Hilarious video; at present, difficult to tell the difference between spoofs, satire, comedy and the ‘real thing’ as is itself a kind of garbled mock up. CNN couldn’t state that it is Iraq that has the largest number of refugees – for Afgh. many others can be blamed.
Failed states – not entirely new as a concept, becoming a standard model following US intervention.
The Iraq debacle is officially an illegal invasion followed by occupation (insofar as ‘official’ has any weight), but it is generally called a war by the Western media, giving the impression that good guys and some instituted body of evil forces are fighting it out and that one party will, must, win – a comfortable or even necessary frame.

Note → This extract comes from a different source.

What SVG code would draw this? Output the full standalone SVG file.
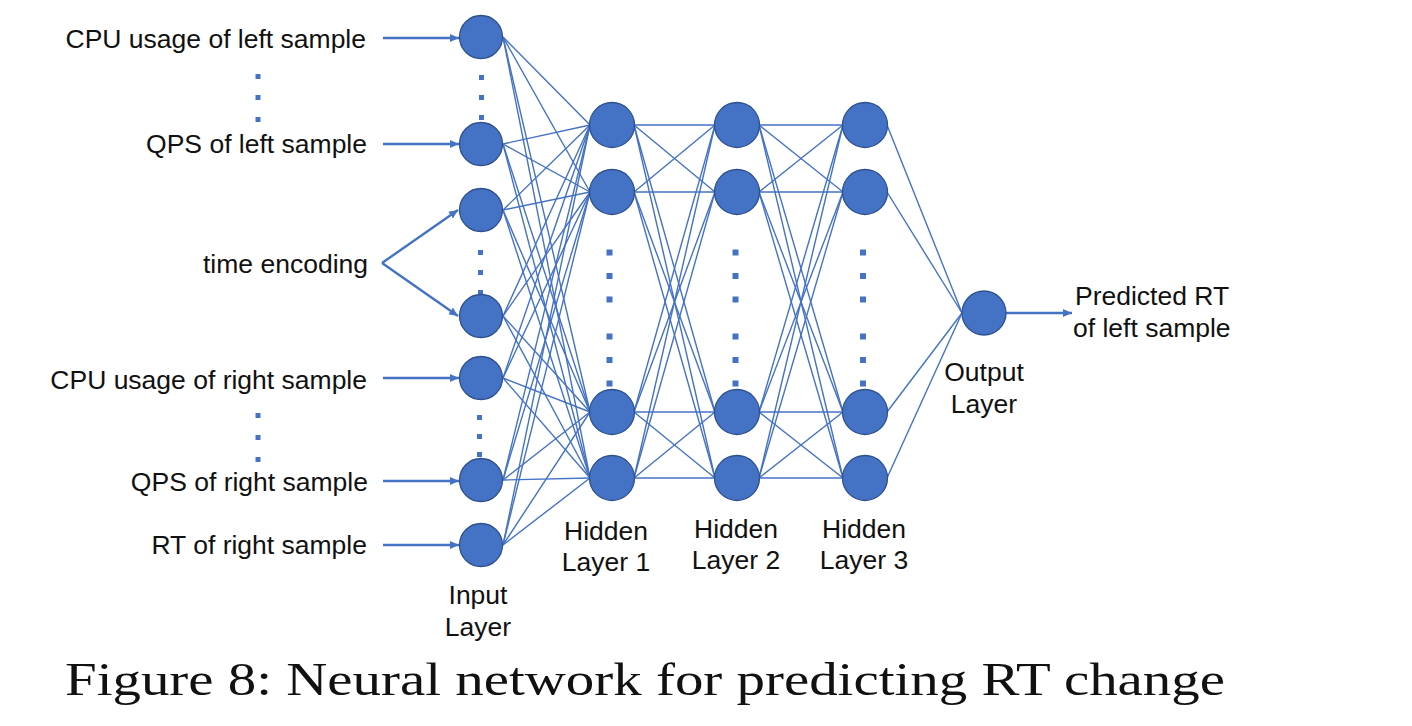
<svg xmlns="http://www.w3.org/2000/svg" width="1412" height="726" viewBox="0 0 1412 726">
<style>
.t{font-family:"Liberation Sans",Arial,sans-serif;font-size:26.5px;fill:#111}
.c{font-family:"Liberation Serif","Times New Roman",serif;font-size:47px;fill:#111}
.n{fill:#4472C4;stroke:#2F528F;stroke-width:1.3}
.w{stroke:#4472C4;stroke-width:1.4;fill:none}
.a{stroke:#4472C4;stroke-width:2.4;fill:none;marker-end:url(#arr)}
.d{fill:#4472C4}
</style>
<defs>
<marker id="arr" markerWidth="11" markerHeight="10" refX="9" refY="4.5" orient="auto" markerUnits="userSpaceOnUse"><path d="M0,0.5 L9,4.5 L0,8.5 z" fill="#4472C4"/></marker>
</defs>
<rect width="1412" height="726" fill="#fff"/>
<g id="connectors">
<g class="w">
<line x1="503" y1="37" x2="590" y2="125"/><line x1="503" y1="37" x2="590" y2="192"/><line x1="503" y1="37" x2="590" y2="412"/><line x1="503" y1="37" x2="590" y2="478"/>
<line x1="503" y1="144" x2="590" y2="125"/><line x1="503" y1="144" x2="590" y2="192"/><line x1="503" y1="144" x2="590" y2="412"/><line x1="503" y1="144" x2="590" y2="478"/>
<line x1="503" y1="210" x2="590" y2="125"/><line x1="503" y1="210" x2="590" y2="192"/><line x1="503" y1="210" x2="590" y2="412"/><line x1="503" y1="210" x2="590" y2="478"/>
<line x1="503" y1="316" x2="590" y2="125"/><line x1="503" y1="316" x2="590" y2="192"/><line x1="503" y1="316" x2="590" y2="412"/><line x1="503" y1="316" x2="590" y2="478"/>
<line x1="503" y1="378" x2="590" y2="125"/><line x1="503" y1="378" x2="590" y2="192"/><line x1="503" y1="378" x2="590" y2="412"/><line x1="503" y1="378" x2="590" y2="478"/>
<line x1="503" y1="480" x2="590" y2="125"/><line x1="503" y1="480" x2="590" y2="192"/><line x1="503" y1="480" x2="590" y2="412"/><line x1="503" y1="480" x2="590" y2="478"/>
<line x1="503" y1="545" x2="590" y2="125"/><line x1="503" y1="545" x2="590" y2="192"/><line x1="503" y1="545" x2="590" y2="412"/><line x1="503" y1="545" x2="590" y2="478"/>
<line x1="634" y1="125" x2="715" y2="125"/><line x1="634" y1="125" x2="715" y2="192"/><line x1="634" y1="125" x2="715" y2="412"/><line x1="634" y1="125" x2="715" y2="478"/>
<line x1="634" y1="192" x2="715" y2="125"/><line x1="634" y1="192" x2="715" y2="192"/><line x1="634" y1="192" x2="715" y2="412"/><line x1="634" y1="192" x2="715" y2="478"/>
<line x1="634" y1="412" x2="715" y2="125"/><line x1="634" y1="412" x2="715" y2="192"/><line x1="634" y1="412" x2="715" y2="412"/><line x1="634" y1="412" x2="715" y2="478"/>
<line x1="634" y1="478" x2="715" y2="125"/><line x1="634" y1="478" x2="715" y2="192"/><line x1="634" y1="478" x2="715" y2="412"/><line x1="634" y1="478" x2="715" y2="478"/>
<line x1="759" y1="125" x2="843" y2="125"/><line x1="759" y1="125" x2="843" y2="192"/><line x1="759" y1="125" x2="843" y2="412"/><line x1="759" y1="125" x2="843" y2="478"/>
<line x1="759" y1="192" x2="843" y2="125"/><line x1="759" y1="192" x2="843" y2="192"/><line x1="759" y1="192" x2="843" y2="412"/><line x1="759" y1="192" x2="843" y2="478"/>
<line x1="759" y1="412" x2="843" y2="125"/><line x1="759" y1="412" x2="843" y2="192"/><line x1="759" y1="412" x2="843" y2="412"/><line x1="759" y1="412" x2="843" y2="478"/>
<line x1="759" y1="478" x2="843" y2="125"/><line x1="759" y1="478" x2="843" y2="192"/><line x1="759" y1="478" x2="843" y2="412"/><line x1="759" y1="478" x2="843" y2="478"/>
<line x1="887" y1="125" x2="962" y2="313"/><line x1="887" y1="192" x2="962" y2="313"/><line x1="887" y1="412" x2="962" y2="313"/><line x1="887" y1="478" x2="962" y2="313"/>
</g>
<line class="a" x1="383" y1="38" x2="459" y2="38"/>
<line class="a" x1="383" y1="144" x2="459" y2="144"/>
<line class="a" x1="382" y1="263" x2="458" y2="210"/>
<line class="a" x1="382" y1="263" x2="458" y2="316"/>
<line class="a" x1="383" y1="378" x2="459" y2="378"/>
<line class="a" x1="383" y1="481" x2="459" y2="481"/>
<line class="a" x1="383" y1="545" x2="459" y2="545"/>
<line class="a" x1="1006" y1="313" x2="1072" y2="313"/>
</g>
<g id="dots">
<rect class="d" x="255.5" y="74" width="5" height="5"/><rect class="d" x="255.5" y="95" width="5" height="5"/><rect class="d" x="255.5" y="117" width="5" height="5"/>
<rect class="d" x="255.5" y="413" width="5" height="5"/><rect class="d" x="255.5" y="435" width="5" height="5"/><rect class="d" x="255.5" y="457" width="5" height="5"/>
<rect class="d" x="479" y="75" width="5" height="5"/><rect class="d" x="479" y="95" width="5" height="5"/><rect class="d" x="479" y="115" width="5" height="5"/>
<rect class="d" x="478" y="250" width="5" height="5"/><rect class="d" x="478" y="270" width="5" height="5"/><rect class="d" x="478" y="290" width="5" height="5"/>
<rect class="d" x="477" y="415" width="5" height="5"/><rect class="d" x="477" y="434" width="5" height="5"/><rect class="d" x="477" y="452" width="5" height="5"/>
<rect class="d" x="606.5" y="249.5" width="6" height="6"/><rect class="d" x="606.5" y="273" width="6" height="6"/><rect class="d" x="606.5" y="296.5" width="6" height="6"/><rect class="d" x="606.5" y="333.5" width="6" height="6"/><rect class="d" x="606.5" y="357" width="6" height="6"/><rect class="d" x="606.5" y="380.5" width="6" height="6"/>
<rect class="d" x="732.5" y="249.5" width="6" height="6"/><rect class="d" x="732.5" y="273" width="6" height="6"/><rect class="d" x="732.5" y="296.5" width="6" height="6"/><rect class="d" x="732.5" y="333.5" width="6" height="6"/><rect class="d" x="732.5" y="357" width="6" height="6"/><rect class="d" x="732.5" y="380.5" width="6" height="6"/>
<rect class="d" x="860" y="249.5" width="6" height="6"/><rect class="d" x="860" y="273" width="6" height="6"/><rect class="d" x="860" y="296.5" width="6" height="6"/><rect class="d" x="860" y="333.5" width="6" height="6"/><rect class="d" x="860" y="357" width="6" height="6"/><rect class="d" x="860" y="380.5" width="6" height="6"/>
</g>
<g id="input-layer">
<circle class="n" cx="481" cy="37" r="21.5"/>
<circle class="n" cx="481" cy="144" r="21.5"/>
<circle class="n" cx="481" cy="210" r="21.5"/>
<circle class="n" cx="481" cy="316" r="21.5"/>
<circle class="n" cx="481" cy="378" r="21.5"/>
<circle class="n" cx="481" cy="480" r="21.5"/>
<circle class="n" cx="481" cy="545" r="21.5"/>
<text class="t" x="478" y="604" text-anchor="middle">Input</text>
<text class="t" x="478" y="636" text-anchor="middle">Layer</text>
</g>
<g id="hidden-layer-1">
<circle class="n" cx="612" cy="125" r="22.5"/>
<circle class="n" cx="612" cy="192" r="22.5"/>
<circle class="n" cx="612" cy="412" r="22.5"/>
<circle class="n" cx="612" cy="478" r="22.5"/>
<text class="t" x="606" y="540" text-anchor="middle">Hidden</text>
<text class="t" x="606" y="571" text-anchor="middle">Layer 1</text>
</g>
<g id="hidden-layer-2">
<circle class="n" cx="737" cy="125" r="22.5"/>
<circle class="n" cx="737" cy="192" r="22.5"/>
<circle class="n" cx="737" cy="412" r="22.5"/>
<circle class="n" cx="737" cy="478" r="22.5"/>
<text class="t" x="736" y="538" text-anchor="middle">Hidden</text>
<text class="t" x="736" y="569" text-anchor="middle">Layer 2</text>
</g>
<g id="hidden-layer-3">
<circle class="n" cx="865" cy="125" r="22.5"/>
<circle class="n" cx="865" cy="192" r="22.5"/>
<circle class="n" cx="865" cy="412" r="22.5"/>
<circle class="n" cx="865" cy="478" r="22.5"/>
<text class="t" x="864" y="538" text-anchor="middle">Hidden</text>
<text class="t" x="864" y="569" text-anchor="middle">Layer 3</text>
</g>
<g id="output-layer">
<circle class="n" cx="984" cy="313" r="22"/>
<text class="t" x="984" y="381" text-anchor="middle">Output</text>
<text class="t" x="984" y="413" text-anchor="middle">Layer</text>
</g>
<g id="input-labels">
<text class="t" x="366" y="48" text-anchor="end">CPU usage of left sample</text>
<text class="t" x="367" y="153" text-anchor="end">QPS of left sample</text>
<text class="t" x="368" y="273" text-anchor="end">time encoding</text>
<text class="t" x="367" y="389" text-anchor="end">CPU usage of right sample</text>
<text class="t" x="368" y="491" text-anchor="end">QPS of right sample</text>
<text class="t" x="367" y="554" text-anchor="end">RT of right sample</text>
</g>
<g id="output-label">
<text class="t" x="1075" y="305">Predicted RT</text>
<text class="t" x="1073" y="337">of left sample</text>
</g>
<text class="c" x="65" y="695" textLength="1160" lengthAdjust="spacingAndGlyphs">Figure 8: Neural network for predicting RT change</text>
</svg>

If the main motive is the control of resources (oil, water, minerals, transport routes, small slices of territory held, etc.) the term ‘new colonialism’ is apt.
Past colonialists never destroyed the place they colonized, though they treated the local pop. differently. The Brits ‘genocided’ in the US, NZ, Aus. and Canada. Others implemented a mixed approach, going right from controlling much of the land, the mines, the produce, the transport, with a strong presence and a large ruling class, administration (ex. Brazil, Algeria, Antilles), repressing, co-opting, enslaving the locals, and (often) importing slaves from Africa.
In other situations, the presence was light, similar to a feudal lord taxing the peasants (India, maybe.)
All these models – morality aside – worked. For a while.
Iraq and Afgh. ops. mix in elements of all the previous models, I need not elaborate; with one big difference: locals are not controlled or policed, are not co-opted, except at the top level, puppet Gvmt., and even there, the locals are despised, expats etc. are to do the job – it is as if a free for all killing spree is encouraged, divide and rule. See: Palestine.
Roots or causes: a) the nature of the resource dictates a different approach (eg. growing sugar cane vs. extracting oil); b) the military industrial complex needs to sell arms; c) genocide is unacceptable today and has to hide behind 7 veils; d) ppl are expendable, no local labor force is required; e) …? f) nobody knows what the F to do and which model to adopt. Very evident in Iraq.